**Written instruction**. Reproduce the lines of the material exactly, excluding every image.

- - - - - - -

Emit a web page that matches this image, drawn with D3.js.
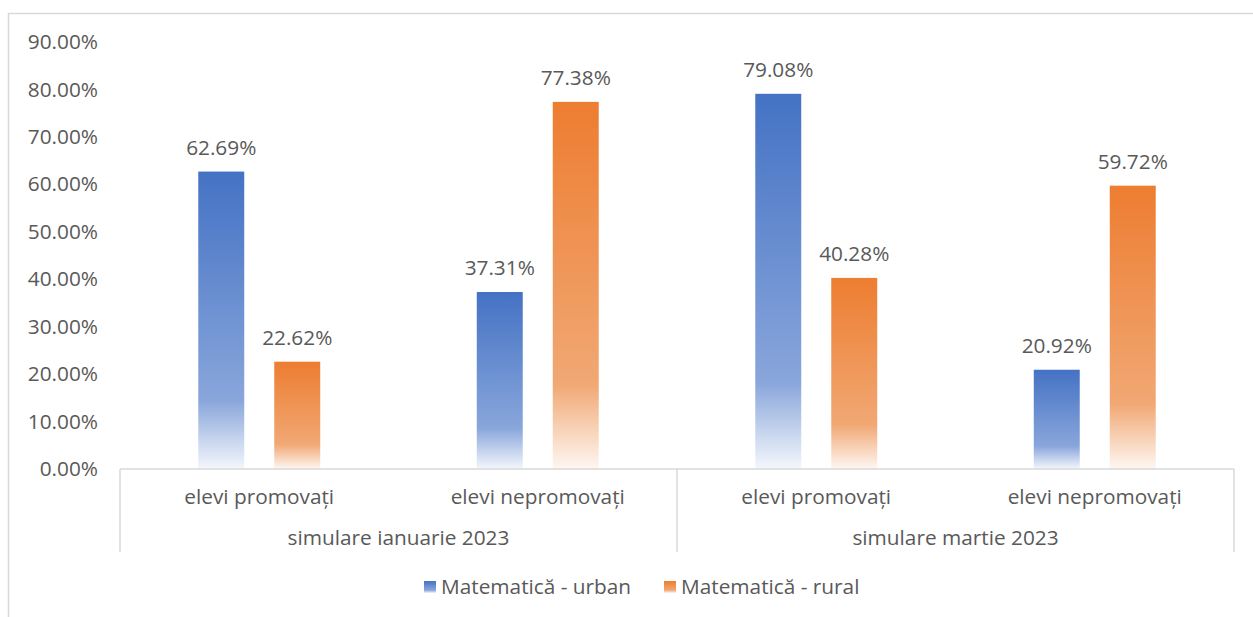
<!DOCTYPE html>
<html>
<head>
<meta charset="utf-8">
<script src="https://cdn.jsdelivr.net/npm/d3@7"></script>
<style>
  body { margin: 0; background: #fff; }
  text { font-family: "Open Sans", sans-serif; fill: #595959; }
</style>
</head>
<body>
<div id="chart"></div>
<script>
// data
var groups = ['simulare ianuarie 2023', 'simulare martie 2023'];
var subCategories = ['elevi promovați', 'elevi nepromovați'];
var seriesNames = ['Matematică - urban', 'Matematică - rural'];
var urbanValues = [62.69, 37.31, 79.08, 20.92];
var ruralValues = [22.62, 77.38, 40.28, 59.72];
var yTicks = [0, 10, 20, 30, 40, 50, 60, 70, 80, 90];

var width = 1253, height = 617;
var margin = { left: 120, right: 19, top: 42, bottom: 148 };
var baseY = height - margin.bottom;
var fontSize = '20.8px';

var svg = d3.select('#chart').append('svg')
    .attr('width', width)
    .attr('height', height);

// gradients
var defs = svg.append('defs');
var grads = [
  { id: 'gUrban', stops: [[0, '#4472C4'], [0.77, '#89A6DB'], [1, '#F4F7FC']] },
  { id: 'gRural', stops: [[0, '#ED7D31'], [0.77, '#F1A874'], [1, '#FEF7F2']] }
];
grads.forEach(function(g) {
  var lg = defs.append('linearGradient')
      .attr('id', g.id)
      .attr('x1', 0).attr('y1', 0).attr('x2', 0).attr('y2', 1);
  g.stops.forEach(function(s) {
    lg.append('stop').attr('offset', s[0]).attr('stop-color', s[1]);
  });
});
var fills = ['url(#gUrban)', 'url(#gRural)'];

// outer border
svg.append('rect')
    .attr('x', 8.5).attr('y', 13.5)
    .attr('width', width + 10).attr('height', height + 10)
    .attr('fill', 'none').attr('stroke', '#d9d9d9').attr('stroke-width', 1.5);

// rows of data
var rows = [];
groups.forEach(function(g, gi) {
  subCategories.forEach(function(c, ci) {
    var i = gi * subCategories.length + ci;
    rows.push({ key: g + '|' + c, group: g, cat: c, values: [urbanValues[i], ruralValues[i]] });
  });
});

var x0 = d3.scaleBand()
    .domain(rows.map(function(d) { return d.key; }))
    .range([margin.left, width - margin.right])
    .padding(0);

var x1 = d3.scaleBand()
    .domain(seriesNames)
    .range([0, x0.bandwidth()])
    .paddingInner(0.395)
    .paddingOuter(1.03);

var y = d3.scaleLinear()
    .domain([0, 90])
    .range([baseY, margin.top]);

// y axis labels
var yAxis = d3.axisLeft(y)
    .tickValues(yTicks)
    .tickSize(0)
    .tickPadding(0)
    .tickFormat(function(d) { return d.toFixed(2) + '%'; });

var yG = svg.append('g')
    .attr('transform', 'translate(98,0)')
    .call(yAxis);
yG.select('.domain').remove();
yG.selectAll('text')
    .style('font-size', fontSize)
    .attr('fill', '#595959')
    .attr('font-family', '"Open Sans", sans-serif');

// bars
var barG = svg.append('g').selectAll('g')
    .data(rows)
    .enter().append('g')
    .attr('transform', function(d) { return 'translate(' + x0(d.key) + ',0)'; });

barG.selectAll('rect')
    .data(function(d) { return d.values.map(function(v, i) { return { name: seriesNames[i], value: v, i: i }; }); })
    .enter().append('rect')
    .attr('x', function(d) { return x1(d.name); })
    .attr('y', function(d) { return y(d.value); })
    .attr('width', x1.bandwidth())
    .attr('height', function(d) { return baseY - y(d.value); })
    .attr('fill', function(d) { return fills[d.i]; });

barG.selectAll('text.lbl')
    .data(function(d) { return d.values.map(function(v, i) { return { name: seriesNames[i], value: v }; }); })
    .enter().append('text')
    .attr('class', 'lbl')
    .attr('x', function(d) { return x1(d.name) + x1.bandwidth() / 2; })
    .attr('y', function(d) { return y(d.value) - 17; })
    .attr('text-anchor', 'middle')
    .style('font-size', fontSize)
    .text(function(d) { return d.value.toFixed(2) + '%'; });

// category axis lines
var axisCol = '#d9d9d9';
svg.append('line')
    .attr('x1', margin.left).attr('x2', width - margin.right)
    .attr('y1', baseY).attr('y2', baseY)
    .attr('stroke', axisCol).attr('stroke-width', 1.5);

var groupEdges = [margin.left];
groups.forEach(function(g) {
  var keys = rows.filter(function(r) { return r.group === g; });
  groupEdges.push(x0(keys[keys.length - 1].key) + x0.bandwidth());
});
svg.selectAll('line.sep')
    .data(groupEdges)
    .enter().append('line')
    .attr('class', 'sep')
    .attr('x1', function(d) { return d; }).attr('x2', function(d) { return d; })
    .attr('y1', baseY).attr('y2', baseY + 83)
    .attr('stroke', axisCol).attr('stroke-width', 1.5);

// category labels
svg.selectAll('text.cat')
    .data(rows)
    .enter().append('text')
    .attr('class', 'cat')
    .attr('x', function(d) { return x0(d.key) + x0.bandwidth() / 2; })
    .attr('y', baseY + 35)
    .attr('text-anchor', 'middle')
    .style('font-size', fontSize)
    .text(function(d) { return d.cat; });

svg.selectAll('text.grp')
    .data(groups)
    .enter().append('text')
    .attr('class', 'grp')
    .attr('x', function(d, i) { return (groupEdges[i] + groupEdges[i + 1]) / 2; })
    .attr('y', baseY + 76)
    .attr('text-anchor', 'middle')
    .style('font-size', fontSize)
    .text(function(d) { return d; });

// legend
var legendX = [424, 664];
var leg = svg.selectAll('g.legend')
    .data(seriesNames)
    .enter().append('g')
    .attr('class', 'legend')
    .attr('transform', function(d, i) { return 'translate(' + legendX[i] + ',581)'; });

leg.append('rect')
    .attr('width', 12).attr('height', 12)
    .attr('fill', function(d, i) { return fills[i]; });

leg.append('text')
    .attr('x', 17)
    .attr('y', 13)
    .style('font-size', fontSize)
    .text(function(d) { return d; });
</script>
</body>
</html>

- - - - - - -

**Worked answer**.
Emit a web page that matches this image, drawn with D3.js.
<!DOCTYPE html>
<html>
<head>
<meta charset="utf-8">
<script src="https://cdn.jsdelivr.net/npm/d3@7"></script>
<style>
  body { margin: 0; background: #fff; }
  text { font-family: "Open Sans", sans-serif; fill: #595959; }
</style>
</head>
<body>
<div id="chart"></div>
<script>
// data
var groups = ['simulare ianuarie 2023', 'simulare martie 2023'];
var subCategories = ['elevi promovați', 'elevi nepromovați'];
var seriesNames = ['Matematică - urban', 'Matematică - rural'];
var urbanValues = [62.69, 37.31, 79.08, 20.92];
var ruralValues = [22.62, 77.38, 40.28, 59.72];
var yTicks = [0, 10, 20, 30, 40, 50, 60, 70, 80, 90];

var width = 1253, height = 617;
var margin = { left: 120, right: 19, top: 42, bottom: 148 };
var baseY = height - margin.bottom;
var fontSize = '20.8px';

var svg = d3.select('#chart').append('svg')
    .attr('width', width)
    .attr('height', height);

// gradients
var defs = svg.append('defs');
var grads = [
  { id: 'gUrban', stops: [[0, '#4472C4'], [0.77, '#89A6DB'], [1, '#F4F7FC']] },
  { id: 'gRural', stops: [[0, '#ED7D31'], [0.77, '#F1A874'], [1, '#FEF7F2']] }
];
grads.forEach(function(g) {
  var lg = defs.append('linearGradient')
      .attr('id', g.id)
      .attr('x1', 0).attr('y1', 0).attr('x2', 0).attr('y2', 1);
  g.stops.forEach(function(s) {
    lg.append('stop').attr('offset', s[0]).attr('stop-color', s[1]);
  });
});
var fills = ['url(#gUrban)', 'url(#gRural)'];

// outer border
svg.append('rect')
    .attr('x', 8.5).attr('y', 13.5)
    .attr('width', width + 10).attr('height', height + 10)
    .attr('fill', 'none').attr('stroke', '#d9d9d9').attr('stroke-width', 1.5);

// rows of data
var rows = [];
groups.forEach(function(g, gi) {
  subCategories.forEach(function(c, ci) {
    var i = gi * subCategories.length + ci;
    rows.push({ key: g + '|' + c, group: g, cat: c, values: [urbanValues[i], ruralValues[i]] });
  });
});

var x0 = d3.scaleBand()
    .domain(rows.map(function(d) { return d.key; }))
    .range([margin.left, width - margin.right])
    .padding(0);

var x1 = d3.scaleBand()
    .domain(seriesNames)
    .range([0, x0.bandwidth()])
    .paddingInner(0.395)
    .paddingOuter(1.03);

var y = d3.scaleLinear()
    .domain([0, 90])
    .range([baseY, margin.top]);

// y axis labels
var yAxis = d3.axisLeft(y)
    .tickValues(yTicks)
    .tickSize(0)
    .tickPadding(0)
    .tickFormat(function(d) { return d.toFixed(2) + '%'; });

var yG = svg.append('g')
    .attr('transform', 'translate(98,0)')
    .call(yAxis);
yG.select('.domain').remove();
yG.selectAll('text')
    .style('font-size', fontSize)
    .attr('fill', '#595959')
    .attr('font-family', '"Open Sans", sans-serif');

// bars
var barG = svg.append('g').selectAll('g')
    .data(rows)
    .enter().append('g')
    .attr('transform', function(d) { return 'translate(' + x0(d.key) + ',0)'; });

barG.selectAll('rect')
    .data(function(d) { return d.values.map(function(v, i) { return { name: seriesNames[i], value: v, i: i }; }); })
    .enter().append('rect')
    .attr('x', function(d) { return x1(d.name); })
    .attr('y', function(d) { return y(d.value); })
    .attr('width', x1.bandwidth())
    .attr('height', function(d) { return baseY - y(d.value); })
    .attr('fill', function(d) { return fills[d.i]; });

barG.selectAll('text.lbl')
    .data(function(d) { return d.values.map(function(v, i) { return { name: seriesNames[i], value: v }; }); })
    .enter().append('text')
    .attr('class', 'lbl')
    .attr('x', function(d) { return x1(d.name) + x1.bandwidth() / 2; })
    .attr('y', function(d) { return y(d.value) - 17; })
    .attr('text-anchor', 'middle')
    .style('font-size', fontSize)
    .text(function(d) { return d.value.toFixed(2) + '%'; });

// category axis lines
var axisCol = '#d9d9d9';
svg.append('line')
    .attr('x1', margin.left).attr('x2', width - margin.right)
    .attr('y1', baseY).attr('y2', baseY)
    .attr('stroke', axisCol).attr('stroke-width', 1.5);

var groupEdges = [margin.left];
groups.forEach(function(g) {
  var keys = rows.filter(function(r) { return r.group === g; });
  groupEdges.push(x0(keys[keys.length - 1].key) + x0.bandwidth());
});
svg.selectAll('line.sep')
    .data(groupEdges)
    .enter().append('line')
    .attr('class', 'sep')
    .attr('x1', function(d) { return d; }).attr('x2', function(d) { return d; })
    .attr('y1', baseY).attr('y2', baseY + 83)
    .attr('stroke', axisCol).attr('stroke-width', 1.5);

// category labels
svg.selectAll('text.cat')
    .data(rows)
    .enter().append('text')
    .attr('class', 'cat')
    .attr('x', function(d) { return x0(d.key) + x0.bandwidth() / 2; })
    .attr('y', baseY + 35)
    .attr('text-anchor', 'middle')
    .style('font-size', fontSize)
    .text(function(d) { return d.cat; });

svg.selectAll('text.grp')
    .data(groups)
    .enter().append('text')
    .attr('class', 'grp')
    .attr('x', function(d, i) { return (groupEdges[i] + groupEdges[i + 1]) / 2; })
    .attr('y', baseY + 76)
    .attr('text-anchor', 'middle')
    .style('font-size', fontSize)
    .text(function(d) { return d; });

// legend
var legendX = [424, 664];
var leg = svg.selectAll('g.legend')
    .data(seriesNames)
    .enter().append('g')
    .attr('class', 'legend')
    .attr('transform', function(d, i) { return 'translate(' + legendX[i] + ',581)'; });

leg.append('rect')
    .attr('width', 12).attr('height', 12)
    .attr('fill', function(d, i) { return fills[i]; });

leg.append('text')
    .attr('x', 17)
    .attr('y', 13)
    .style('font-size', fontSize)
    .text(function(d) { return d; });
</script>
</body>
</html>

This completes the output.